The portraits were shot in their rooms in shelters where these women and men temporarily found safety, and a home, and maybe the start of a better life. The clothes they wore were often their only possessions.
The portraits were collaborative efforts between me and the portrayed. We shared ideas and worked together to create portraits that show their strength and beauty, not portraying them as victims.
Being a victim does not define them. These are people, just like us. People who had something terrible happen to them. People who are very strong. To have lived through what happened to them takes a lot of determination and character. They are people with hopes and dreams, and hopefully a better future ahead.
The only requirement for the portraits was they had to be anonymous to protect their identities. This is because they are still in danger. Police and the justice department are still investigating these cases. 90% of the perpetrators are never caught.

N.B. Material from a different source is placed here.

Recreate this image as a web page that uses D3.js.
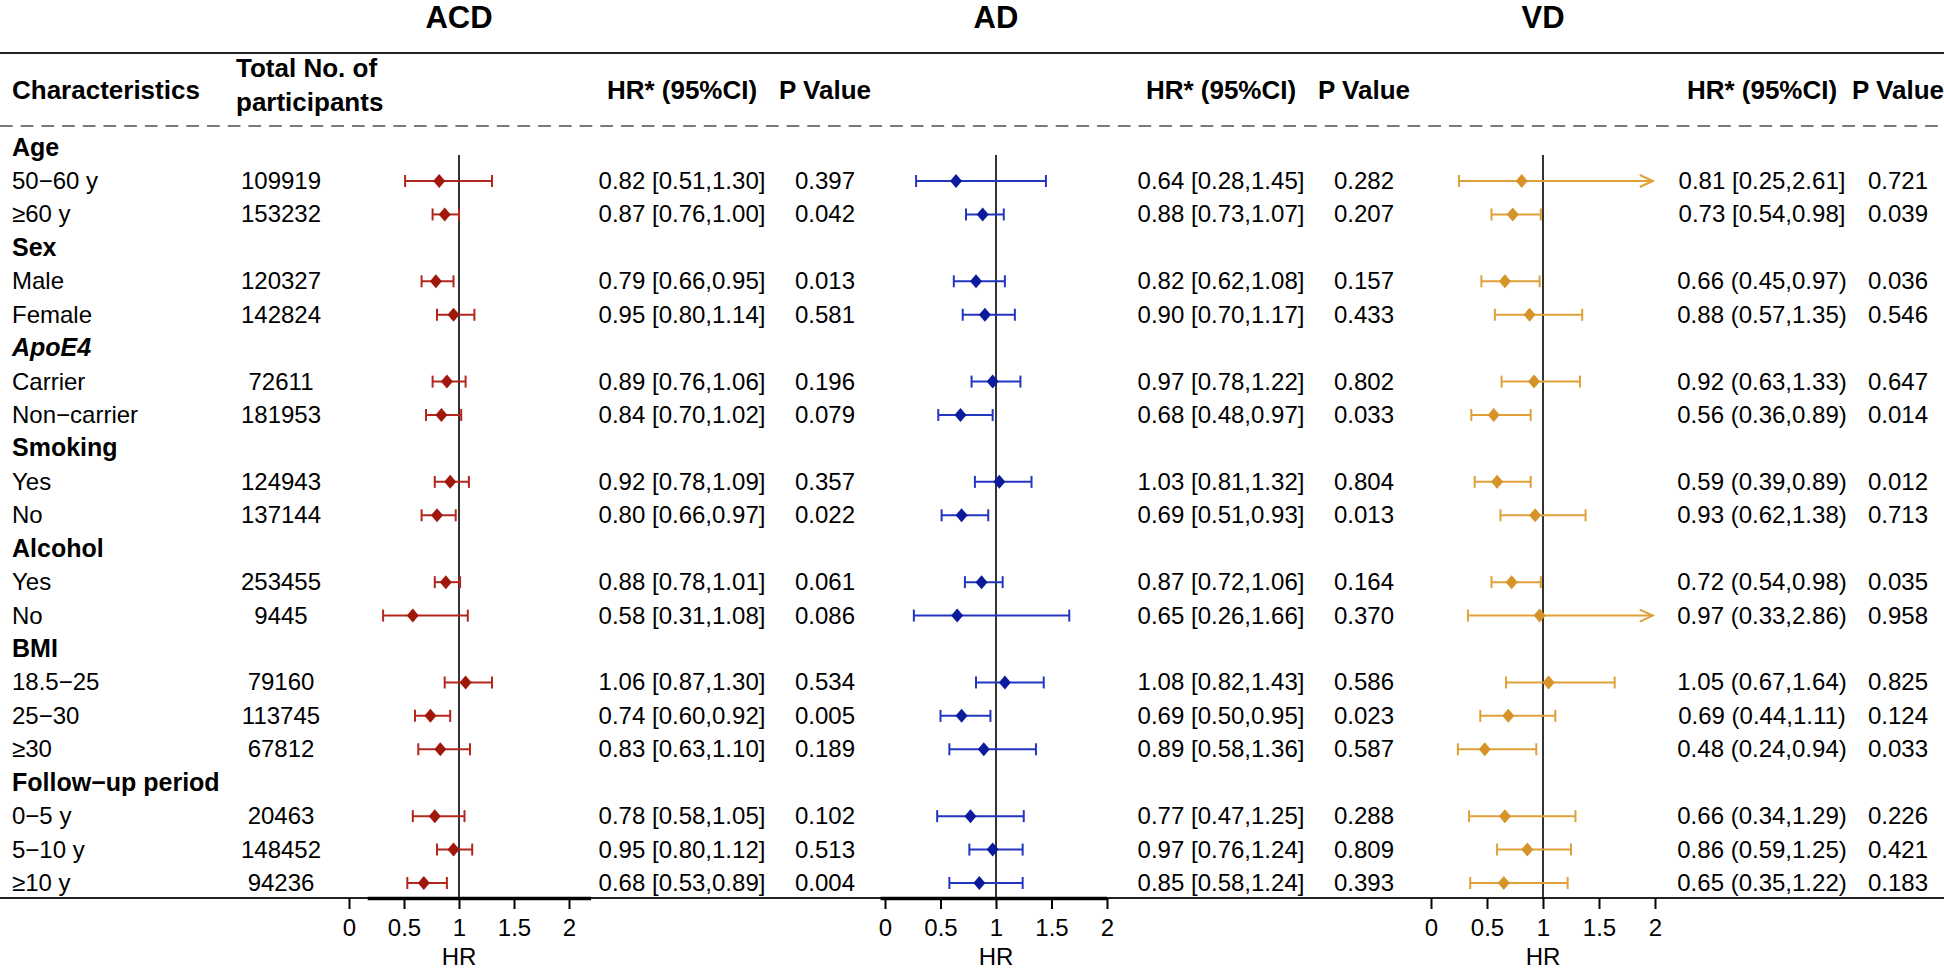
<!DOCTYPE html>
<html lang="en">

<head>
    <meta charset="UTF-8">
    <title>Subgroup forest plot</title>
    <style>
        body { margin: 0; background: #fff; }
        svg { display: block; font-family: "Liberation Sans", Arial, sans-serif; }
    </style>
</head>

<body>
    <main></main>

    <script src="https://d3js.org/d3.v7.min.js"></script>
    <script>
        // row labels (group rows are bold)
        var rowLabels = ["Age", "50\u221260 y", "\u226560 y", "Sex", "Male", "Female", "ApoE4", "Carrier", "Non\u2212carrier",
            "Smoking", "Yes", "No", "Alcohol", "Yes", "No", "BMI", "18.5\u221225", "25\u221230", "\u226530",
            "Follow\u2212up period", "0\u22125 y", "5\u221210 y", "\u226510 y"];
        var isGroup = [1, 0, 0, 1, 0, 0, 1, 0, 0, 1, 0, 0, 1, 0, 0, 1, 0, 0, 0, 1, 0, 0, 0];
        var totals = [109919, 153232, 120327, 142824, 72611, 181953, 124943, 137144, 253455, 9445, 79160, 113745, 67812, 20463, 148452, 94236];

        var acdHR = [0.82, 0.87, 0.79, 0.95, 0.89, 0.84, 0.92, 0.80, 0.88, 0.58, 1.06, 0.74, 0.83, 0.78, 0.95, 0.68];
        var acdLo = [0.51, 0.76, 0.66, 0.80, 0.76, 0.70, 0.78, 0.66, 0.78, 0.31, 0.87, 0.60, 0.63, 0.58, 0.80, 0.53];
        var acdHi = [1.30, 1.00, 0.95, 1.14, 1.06, 1.02, 1.09, 0.97, 1.01, 1.08, 1.30, 0.92, 1.10, 1.05, 1.12, 0.89];
        var acdP = [0.397, 0.042, 0.013, 0.581, 0.196, 0.079, 0.357, 0.022, 0.061, 0.086, 0.534, 0.005, 0.189, 0.102, 0.513, 0.004];

        var adHR = [0.64, 0.88, 0.82, 0.90, 0.97, 0.68, 1.03, 0.69, 0.87, 0.65, 1.08, 0.69, 0.89, 0.77, 0.97, 0.85];
        var adLo = [0.28, 0.73, 0.62, 0.70, 0.78, 0.48, 0.81, 0.51, 0.72, 0.26, 0.82, 0.50, 0.58, 0.47, 0.76, 0.58];
        var adHi = [1.45, 1.07, 1.08, 1.17, 1.22, 0.97, 1.32, 0.93, 1.06, 1.66, 1.43, 0.95, 1.36, 1.25, 1.24, 1.24];
        var adP = [0.282, 0.207, 0.157, 0.433, 0.802, 0.033, 0.804, 0.013, 0.164, 0.370, 0.586, 0.023, 0.587, 0.288, 0.809, 0.393];

        var vdHR = [0.81, 0.73, 0.66, 0.88, 0.92, 0.56, 0.59, 0.93, 0.72, 0.97, 1.05, 0.69, 0.48, 0.66, 0.86, 0.65];
        var vdLo = [0.25, 0.54, 0.45, 0.57, 0.63, 0.36, 0.39, 0.62, 0.54, 0.33, 0.67, 0.44, 0.24, 0.34, 0.59, 0.35];
        var vdHi = [2.61, 0.98, 0.97, 1.35, 1.33, 0.89, 0.89, 1.38, 0.98, 2.86, 1.64, 1.11, 0.94, 1.29, 1.25, 1.22];
        var vdP = [0.721, 0.039, 0.036, 0.546, 0.647, 0.014, 0.012, 0.713, 0.035, 0.958, 0.825, 0.124, 0.033, 0.226, 0.421, 0.183];
        // VD column switches from [ ] to ( ) after the Age rows
        var vdRound = [0, 0, 1, 1, 1, 1, 1, 1, 1, 1, 1, 1, 1, 1, 1, 1];

        var xTicks = [0, 0.5, 1, 1.5, 2];

        var panels = [
            { title: "ACD", hr: acdHR, lo: acdLo, hi: acdHi, p: acdP, round: null, x0: 349, x2: 569, hrC: 682, pC: 825, line: "#b3261e", dot: "#a0170b", axis: [0.17, 2.2] },
            { title: "AD", hr: adHR, lo: adLo, hi: adHi, p: adP, round: null, x0: 885, x2: 1107, hrC: 1221, pC: 1364, line: "#2236c0", dot: "#0c1b9c", axis: [-0.04, 2] },
            { title: "VD", hr: vdHR, lo: vdLo, hi: vdHi, p: vdP, round: vdRound, x0: 1431, x2: 1655, hrC: 1762, pC: 1898, line: "#e0a038", dot: "#d69327", axis: null }
        ];

        var width = 1944, height = 971;

        var svg = d3.select("main").append("svg")
            .attr("width", width)
            .attr("height", height);

        var y = d3.scaleLinear().domain([0, rowLabels.length - 1]).range([147.6, 883]);
        var yTop = 155, yBottom = 898;

        // index of each sub row in the full row list
        var subRows = [];
        rowLabels.forEach(function (d, i) { if (!isGroup[i]) subRows.push(i); });

        // rules
        svg.append("line").attr("x1", 0).attr("x2", width).attr("y1", 53).attr("y2", 53)
            .attr("stroke", "#222").attr("stroke-width", 2);
        svg.append("line").attr("x1", 0).attr("x2", width).attr("y1", 126).attr("y2", 126)
            .attr("stroke", "#7a7a7a").attr("stroke-width", 2).attr("stroke-dasharray", "12.7,8");
        svg.append("line").attr("x1", 0).attr("x2", width).attr("y1", yBottom).attr("y2", yBottom)
            .attr("stroke", "#222").attr("stroke-width", 2);

        // header
        var head = svg.append("g").attr("font-weight", "bold").attr("font-size", 26).attr("fill", "#000");
        head.append("text").attr("x", 12).attr("y", 99).text("Characteristics");
        head.append("text").attr("x", 236).attr("y", 77).text("Total No. of");
        head.append("text").attr("x", 236).attr("y", 111).text("participants");

        // left text columns
        svg.append("g").selectAll("text")
            .data(rowLabels)
            .enter().append("text")
            .attr("x", 12)
            .attr("y", function (d, i) { return y(i) + 8; })
            .attr("font-size", function (d, i) { return isGroup[i] ? 25 : 24; })
            .attr("font-weight", function (d, i) { return isGroup[i] ? "bold" : "normal"; })
            .attr("font-style", function (d) { return d == "ApoE4" ? "italic" : "normal"; })
            .text(function (d) { return d; });

        svg.append("g").selectAll("text")
            .data(totals)
            .enter().append("text")
            .attr("x", 281)
            .attr("y", function (d, i) { return y(subRows[i]) + 8; })
            .attr("text-anchor", "middle")
            .attr("font-size", 24)
            .text(function (d) { return d; });

        panels.forEach(function (pn) {
            var x = d3.scaleLinear().domain([0, 2]).range([pn.x0, pn.x2]);
            var g = svg.append("g");

            g.append("text")
                .attr("x", x(1)).attr("y", 28)
                .attr("text-anchor", "middle")
                .attr("font-size", 31).attr("font-weight", "bold")
                .text(pn.title);

            g.append("text").attr("x", pn.hrC).attr("y", 99).attr("text-anchor", "middle")
                .attr("font-size", 26).attr("font-weight", "bold").text("HR* (95%CI)");
            g.append("text").attr("x", pn.pC).attr("y", 99).attr("text-anchor", "middle")
                .attr("font-size", 26).attr("font-weight", "bold").text("P Value");

            // axis line segment and ticks below the bottom rule
            if (pn.axis) {
                g.append("line").attr("x1", x(pn.axis[0])).attr("x2", x(pn.axis[1]))
                    .attr("y1", yBottom + 0.5).attr("y2", yBottom + 0.5)
                    .attr("stroke", "#000").attr("stroke-width", 3.5);
            }
            var ax = g.append("g")
                .attr("transform", "translate(0," + yBottom + ")")
                .call(d3.axisBottom(x).tickValues(xTicks).tickSize(11).tickPadding(10)
                    .tickFormat(function (d) { return d; }));
            ax.select(".domain").remove();
            ax.selectAll(".tick line").attr("stroke", "#000").attr("stroke-width", 2);
            ax.selectAll(".tick text").attr("font-size", 24).attr("font-family", null).attr("fill", "#000");

            g.append("text").attr("x", x(1)).attr("y", 965).attr("text-anchor", "middle")
                .attr("font-size", 24).text("HR");

            // reference line at HR = 1
            g.append("line").attr("x1", x(1)).attr("x2", x(1)).attr("y1", yTop).attr("y2", yBottom)
                .attr("stroke", "#000").attr("stroke-width", 1.6);

            var rows = pn.hr.map(function (v, i) {
                return { hr: v, lo: pn.lo[i], hi: pn.hi[i], p: pn.p[i], row: subRows[i], round: pn.round ? pn.round[i] : 0 };
            });

            var ci = g.selectAll(".ci").data(rows).enter().append("g").attr("class", "ci")
                .attr("transform", function (d) { return "translate(0," + y(d.row) + ")"; });

            ci.append("line")
                .attr("x1", function (d) { return x(d.lo); })
                .attr("x2", function (d) { return x(Math.min(d.hi, 1.98)); })
                .attr("stroke", pn.line).attr("stroke-width", 2);
            ci.append("line")
                .attr("x1", function (d) { return x(d.lo); }).attr("x2", function (d) { return x(d.lo); })
                .attr("y1", -6).attr("y2", 6)
                .attr("stroke", pn.line).attr("stroke-width", 2);
            ci.append("path")
                .attr("d", function (d) {
                    if (d.hi > 2) {
                        var t = x(1.98);
                        return "M" + (t - 13) + ",-6L" + t + ",0L" + (t - 13) + ",6";
                    }
                    return "M" + x(d.hi) + ",-6V6";
                })
                .attr("fill", "none").attr("stroke", pn.line).attr("stroke-width", 2);
            ci.append("path")
                .attr("d", function (d) {
                    var cx = x(d.hr);
                    return "M" + (cx - 6) + ",0L" + cx + ",-7L" + (cx + 6) + ",0L" + cx + ",7Z";
                })
                .attr("fill", pn.dot);

            ci.append("text")
                .attr("x", pn.hrC).attr("y", 8)
                .attr("text-anchor", "middle").attr("font-size", 24)
                .text(function (d) {
                    var o = d.round ? "(" : "[", c = d.round ? ")" : "]";
                    return d.hr.toFixed(2) + " " + o + d.lo.toFixed(2) + "," + d.hi.toFixed(2) + c;
                });
            ci.append("text")
                .attr("x", pn.pC).attr("y", 8)
                .attr("text-anchor", "middle").attr("font-size", 24)
                .text(function (d) { return d.p.toFixed(3); });
        });
    </script>
</body>

</html>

I worked on this project for two-and-a-half years. It began a few years ago when I was quite surprised to learn there was a shelter for victims of human trafficking in Amsterdam. I never thought this was a problem that occurred in the Netherlands. This information stuck in my head. I wanted to know more and started researching. It took a long while to be able to meet with these brave people, and even longer to earn their trust to make their portraits. I heard many horrifying personal stories, and discovered facts and statistics about human trafficking (locally and worldwide) that are devastating and unfathomable.
I learned that trafficking and slavery is not something that only happens in countries that are “far away.” In fact it is a worldwide problem, and it is close to all of us, no matter where you live.
Some of the people I portrayed have been able to leave the shelters and try to return to normal lives. Many have left the shelters on their own and it is unclear what has become of them. Others fill the rooms at the shelters today. It is an endless stream of victims.